Isn't the rule of thumb 10lb of overall muscle gain to achieve 1" on your arms?


----------



## The Trixsta (Sep 6, 2009)

TheCrazyCal said:


> squats and deads = bigger appetite.
> 
> i fcuking hate eating food dude...
> 
> ...


Not really feeling my food at the moment, blending is a good idea! How does it go down Cal? Is it something you really gotta get used to? I also feel sooo drained Cal! Didn't think this juice would make me as sluggish as I feel! At the moment I'm living on caffiene tablets!


----------



## Brockyboy (Oct 17, 2010)

I heard its 14lb to add an inch on your arms,,, you can always diet down after and keep the muscle gains

Also camero its impossible to stay the same weight and get bigger arms if your arms get bigger than you get heavier!...unless you fill them wi helium implants or something!..lol


----------



## 3752 (Jan 7, 2005)

There is no rule of thumb for weight added and size on a particular muscle......how could this be worked out and applied to everyone?

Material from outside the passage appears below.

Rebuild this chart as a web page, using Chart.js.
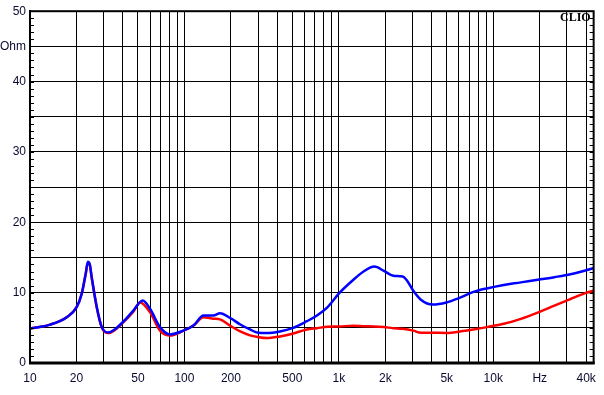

You cannot put weight on because you are a hard gainer simply put you are not eating enough calories to gain weight....you are probably thinking "what!!!!!! I cannot eat anymore than I do now" you need to add high calorie foods like nuts, good oils etc.......for example having chicken and rice is fine but add 2 tablespoons of olive oil and you add approx 250 calories.......


----------



## icamero1 (Jul 3, 2009)

thanks for the advice.. in a nutshell... deads, dips & CGBP, nuts and olive oils should help add weight and maybe a bit more thickness on my arms.

Trixta I do train my whole body, its just that i have noticed that arms seem to be developing slower than the rest


----------